In the midst of those brutal weeks, I also had myself a nice little life crisis. Because all my life I'd thought I wanted to stay at home with my kids and Joel and I had worked really hard for a really long time to put ourselves in a financial position where that would be possible and all of a sudden it turned out maybe I had changed my mind. In fact, I found myself fantasizing about going in to the office, where I wouldn't need to feed anyone but myself, for a few hours. Where no one would be crying for five hours straight every single day.
They were dark days, is what I'm saying. One night I was awake at 4am scrolling through my reader on my phone while Hannah was feeding and I came across this post by Sundry. I started crying (and then quickly stopped myself because I realized that I couldn't get out of bed to blow my nose with a baby attached to my boob). People had been telling us that it was going to get better, but no one had come right out and said that this infant thing just kind of sucked. Conversely, people seemed to actually MISS the newborn stage. Why? I could not figure out what there was to miss and I was terrified that something was wrong with me and I didn't love my baby enough. It was so good to read someone else say what I'd been feeling: that this whole stage kind of blew.

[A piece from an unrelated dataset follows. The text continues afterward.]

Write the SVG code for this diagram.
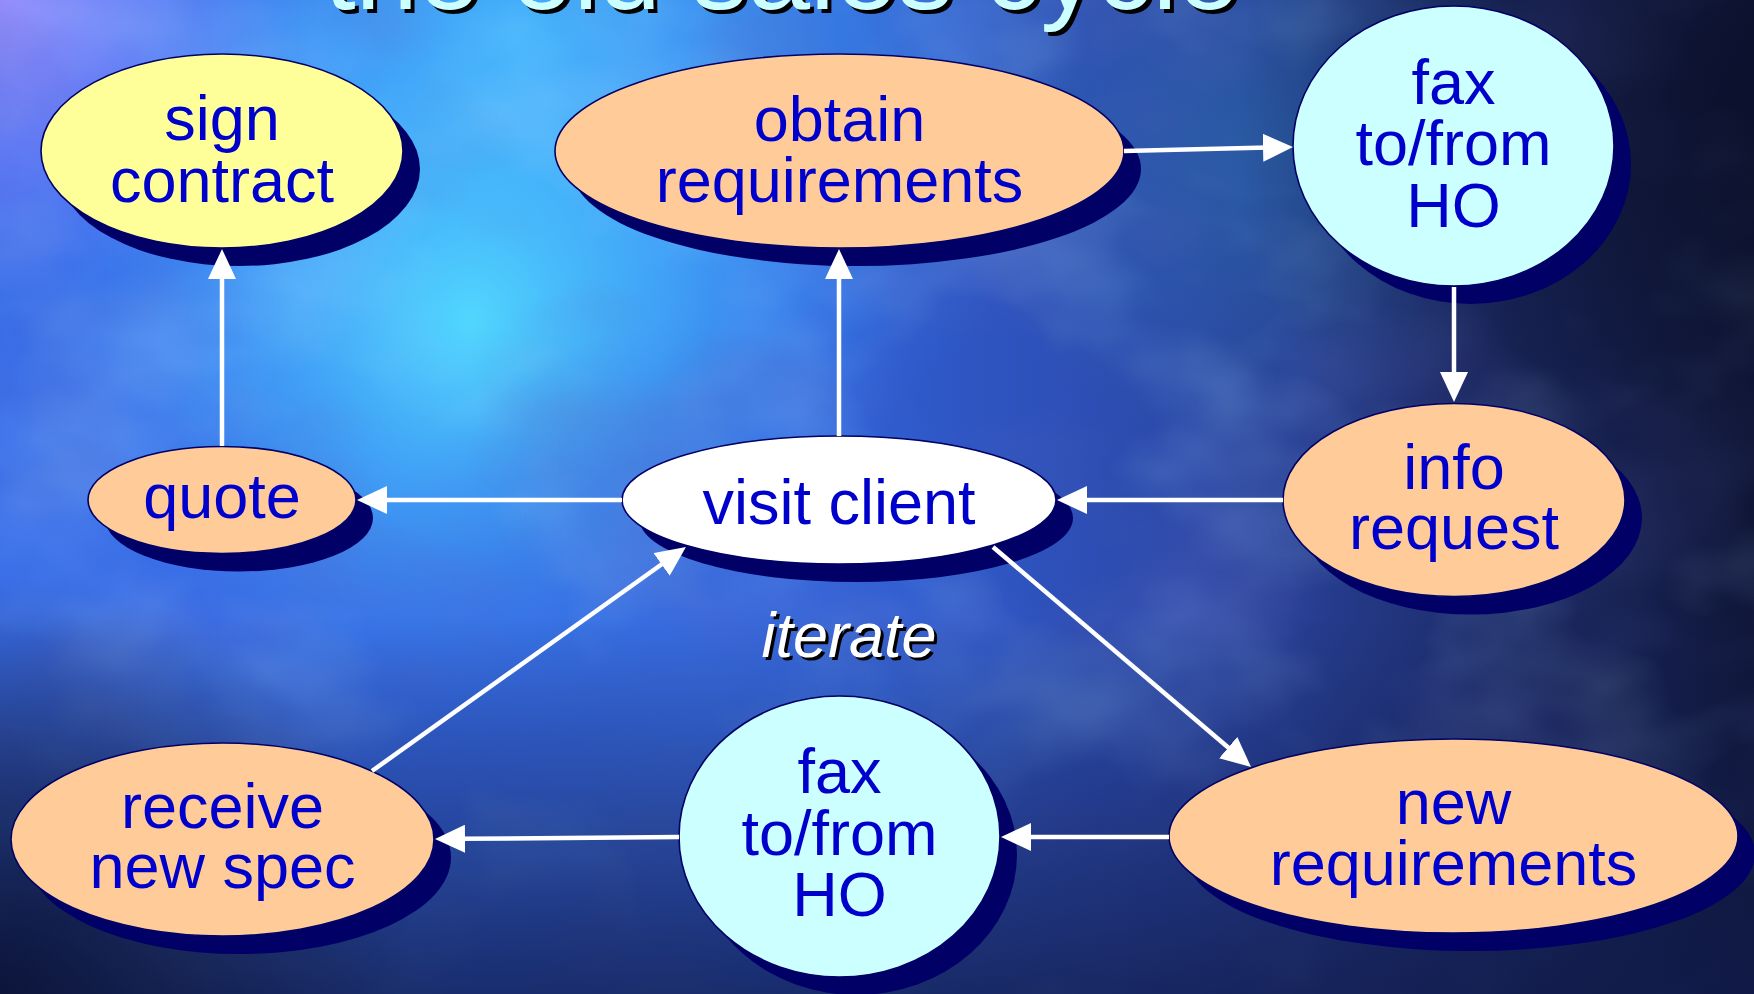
<svg xmlns="http://www.w3.org/2000/svg" width="1754" height="994" viewBox="0 0 1754 994">
  <defs>
    <linearGradient id="bgBase" x1="0" y1="0" x2="1" y2="0">
      <stop offset="0" stop-color="#3a6ee8"/>
      <stop offset="0.45" stop-color="#3060d8"/>
      <stop offset="0.68" stop-color="#2c48a8"/>
      <stop offset="0.86" stop-color="#1c2a66"/>
      <stop offset="1" stop-color="#10173a"/>
    </linearGradient>
    <radialGradient id="glowCyan" cx="470" cy="320" r="430" gradientUnits="userSpaceOnUse">
      <stop offset="0" stop-color="#52dcff" stop-opacity="0.95"/>
      <stop offset="0.5" stop-color="#44b4ff" stop-opacity="0.55"/>
      <stop offset="1" stop-color="#3a80ff" stop-opacity="0"/>
    </radialGradient>
    <radialGradient id="glowTop" cx="520" cy="40" r="540" gradientUnits="userSpaceOnUse">
      <stop offset="0" stop-color="#4cd0ff" stop-opacity="0.85"/>
      <stop offset="1" stop-color="#3a90ff" stop-opacity="0"/>
    </radialGradient>
    <radialGradient id="glowTeal" cx="1250" cy="150" r="300" gradientUnits="userSpaceOnUse">
      <stop offset="0" stop-color="#2a6aa8" stop-opacity="0.6"/>
      <stop offset="1" stop-color="#2a6aa8" stop-opacity="0"/>
    </radialGradient>
    <radialGradient id="glowCorner" cx="0" cy="0" r="300" gradientUnits="userSpaceOnUse">
      <stop offset="0" stop-color="#9a8cff" stop-opacity="0.95"/>
      <stop offset="1" stop-color="#7a80ff" stop-opacity="0"/>
    </radialGradient>
    <radialGradient id="glowMid" cx="700" cy="680" r="360" gradientUnits="userSpaceOnUse">
      <stop offset="0" stop-color="#3a6ee0" stop-opacity="0.7"/>
      <stop offset="1" stop-color="#3a6ee0" stop-opacity="0"/>
    </radialGradient>
    <linearGradient id="shadeBottom" x1="0" y1="0" x2="0" y2="1">
      <stop offset="0" stop-color="#101a48" stop-opacity="0"/>
      <stop offset="0.62" stop-color="#101a48" stop-opacity="0"/>
      <stop offset="1" stop-color="#101a48" stop-opacity="0.75"/>
    </linearGradient>
    <radialGradient id="shadeCorner" cx="0" cy="994" r="420" gradientUnits="userSpaceOnUse">
      <stop offset="0" stop-color="#0a1030" stop-opacity="0.85"/>
      <stop offset="1" stop-color="#0a1030" stop-opacity="0"/>
    </radialGradient>
    <radialGradient id="shadeRight" cx="1754" cy="120" r="520" gradientUnits="userSpaceOnUse">
      <stop offset="0" stop-color="#0a0f28" stop-opacity="0.8"/>
      <stop offset="1" stop-color="#0a0f28" stop-opacity="0"/>
    </radialGradient>
    <filter id="clouds" x="0" y="0" width="1" height="1">
      <feTurbulence type="fractalNoise" baseFrequency="0.0035 0.005" numOctaves="4" seed="7"/>
      <feColorMatrix values="0 0 0 0 0.45  0 0 0 0 0.75  0 0 0 0 1  2.2 0 0 0 -1.05"/>
    </filter>
    <filter id="cloudsDark" x="0" y="0" width="1" height="1">
      <feTurbulence type="fractalNoise" baseFrequency="0.004 0.006" numOctaves="3" seed="21"/>
      <feColorMatrix values="0 0 0 0 0.12  0 0 0 0 0.14  0 0 0 0 0.5  2.2 0 0 0 -1.05"/>
    </filter>
    <marker id="arrow" markerUnits="userSpaceOnUse" markerWidth="30" markerHeight="28" refX="5" refY="14" orient="auto">
      <path d="M0,0 L30,14 L0,28 Z" fill="#ffffff"/>
    </marker>
    <style>
      .shadow { fill: #000066; }
      .node { stroke: #000066; stroke-width: 1.6; }
      .peach { fill: #ffcc99; }
      .yellow { fill: #ffff99; }
      .cyan { fill: #ccffff; }
      .white { fill: #ffffff; }
      .label { font-family: "Liberation Sans", Arial, sans-serif; font-size: 63px; fill: #0000cc; text-anchor: middle; }
      .conn { stroke: #ffffff; stroke-width: 4.5; fill: none; marker-end: url(#arrow); }
      .title { font-family: "Liberation Sans", Arial, sans-serif; font-size: 112px; text-anchor: middle; }
      .iter { font-family: "Liberation Sans", Arial, sans-serif; font-size: 63px; font-style: italic; text-anchor: middle; }
    </style>
  </defs>

  <!-- backdrop -->
  <g id="background">
    <rect width="1754" height="994" fill="url(#bgBase)"/>
    <rect width="1754" height="994" fill="url(#glowTop)"/>
    <rect width="1754" height="994" fill="url(#glowTeal)"/>
    <rect width="1754" height="994" fill="url(#glowCyan)"/>
    <rect width="1754" height="994" fill="url(#glowMid)"/>
    <rect width="1754" height="994" fill="url(#glowCorner)"/>
    <rect width="1754" height="994" filter="url(#clouds)" opacity="0.3"/>
    <rect width="1754" height="994" filter="url(#cloudsDark)" opacity="0.3"/>
    <rect width="1754" height="994" fill="url(#shadeRight)"/>
    <rect width="1754" height="994" fill="url(#shadeBottom)"/>
    <rect width="1754" height="994" fill="url(#shadeCorner)"/>
  </g>

  <!-- heading, clipped by the top edge -->
  <g id="title">
    <text class="title" x="786" y="13" fill="#000000">the old sales cycle</text>
    <text class="title" x="782" y="9" fill="#ccffff">the old sales cycle</text>
  </g>

  <g id="sign-contract">
    <ellipse class="shadow" cx="239" cy="169" rx="181" ry="97"/>
    <ellipse class="node yellow" cx="222" cy="151" rx="181" ry="97"/>
    <text class="label"><tspan x="222" y="140">sign</tspan><tspan x="222" y="202">contract</tspan></text>
  </g>

  <g id="obtain-requirements">
    <ellipse class="shadow" cx="856.5" cy="169" rx="284.5" ry="97"/>
    <ellipse class="node peach" cx="839.5" cy="151" rx="284.5" ry="97"/>
    <text class="label"><tspan x="839.5" y="141">obtain</tspan><tspan x="839.5" y="202">requirements</tspan></text>
  </g>

  <g id="fax-top">
    <ellipse class="shadow" cx="1470.5" cy="164" rx="160.5" ry="140"/>
    <ellipse class="node cyan" cx="1453.5" cy="146" rx="160.5" ry="140"/>
    <text class="label"><tspan x="1453.5" y="104">fax</tspan><tspan x="1453.5" y="165">to/from</tspan><tspan x="1453.5" y="227">HO</tspan></text>
  </g>

  <g id="info-request">
    <ellipse class="shadow" cx="1471" cy="518" rx="171" ry="96.5"/>
    <ellipse class="node peach" cx="1454" cy="500" rx="171" ry="96.5"/>
    <text class="label"><tspan x="1454" y="489">info</tspan><tspan x="1454" y="549">request</tspan></text>
  </g>

  <g id="visit-client">
    <ellipse class="shadow" cx="856" cy="518" rx="217" ry="64"/>
    <ellipse class="node white" cx="839" cy="500" rx="217" ry="64"/>
    <text class="label" x="839" y="524">visit client</text>
  </g>

  <g id="quote">
    <ellipse class="shadow" cx="239" cy="518" rx="134" ry="53.5"/>
    <ellipse class="node peach" cx="222" cy="500" rx="134" ry="53.5"/>
    <text class="label" x="222" y="518">quote</text>
  </g>

  <g id="new-requirements">
    <ellipse class="shadow" cx="1470.5" cy="854" rx="284.5" ry="97"/>
    <ellipse class="node peach" cx="1453.5" cy="836" rx="284.5" ry="97"/>
    <text class="label"><tspan x="1453.5" y="824">new</tspan><tspan x="1453.5" y="885">requirements</tspan></text>
  </g>

  <g id="fax-bottom">
    <ellipse class="shadow" cx="856.5" cy="854.5" rx="160.5" ry="140.5"/>
    <ellipse class="node cyan" cx="839.5" cy="836.5" rx="160.5" ry="140.5"/>
    <text class="label"><tspan x="839.5" y="793">fax</tspan><tspan x="839.5" y="855">to/from</tspan><tspan x="839.5" y="916">HO</tspan></text>
  </g>

  <g id="receive-new-spec">
    <ellipse class="shadow" cx="239.5" cy="857.5" rx="211.5" ry="96.5"/>
    <ellipse class="node peach" cx="222.5" cy="839.5" rx="211.5" ry="96.5"/>
    <text class="label"><tspan x="222.5" y="828">receive</tspan><tspan x="222.5" y="888">new spec</tspan></text>
  </g>

  <g id="iterate-label">
    <text class="iter" x="852" y="660" fill="#000000">iterate</text>
    <text class="iter" x="849" y="657" fill="#ffffff">iterate</text>
  </g>

  <!-- arrows: each path stops 25px short of its tip; the marker supplies the head -->
  <g id="connectors">
    <path class="conn" d="M222,446 L222,274"/>
    <path class="conn" d="M839,436 L839,274"/>
    <path class="conn" d="M1124,151 L1268,147.6"/>
    <path class="conn" d="M1454,287 L1454,377"/>
    <path class="conn" d="M1283,500 L1082,500"/>
    <path class="conn" d="M622,500 L382,500"/>
    <path class="conn" d="M993,547 L1232,750.8"/>
    <path class="conn" d="M1169,837 L1026,837"/>
    <path class="conn" d="M679,837 L460,838.8"/>
    <path class="conn" d="M372,771 L665.6,561.5"/>
  </g>
</svg>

Spoiler alert: it got better. Gradually, but perceptibly. One afternoon about four weeks in, Joel and I took Hannah for a walk in the stroller and I told him I felt like things were getting better every day. "Don't you think things are getting better?" I asked him. "They're getting better because you're feeling better," he answered. He was exhausted and tired and worn out, but he didn't suffer like I did those first few weeks. I don't know if that's because I was the one saddled with breastfeeding, or if it was because I saw an eternity of being home alone with the baby stretching in front of me while he went back to work after a week. Maybe I had mild postpartum depression. I don't know. All I know is it got better, and I am very thankful for that.
Still, quitting my job was harder than I thought. I'd wistfully fantasized about getting pregnant so I could quit my job on a daily basis, back when I hated my job. But I didn't hate this job. I actually liked it quite a bit. I was good at it and it paid fairly well and in the current economy it felt a little bit like madness to walk away from such a good situation.
Maybe it was madness. I never said I wasn't crazy.
I didn't expect it to be such a hard decision, not when it wasn't really a decision at all. We'd made up our minds about this a long time ago, and maybe that's why it was difficult. I looove to second guess myself, especially under the influence of postpartum hormones and sleep deprivation. But this is what's right for our family -- and truly, that's what we are now, a family -- and trust me, I know how lucky I am to have this as an option.
And I do feel lucky. Two months ago I did not. But those of you who said it would get better were so, so right. It got better. It keeps getting better. And I can't wait.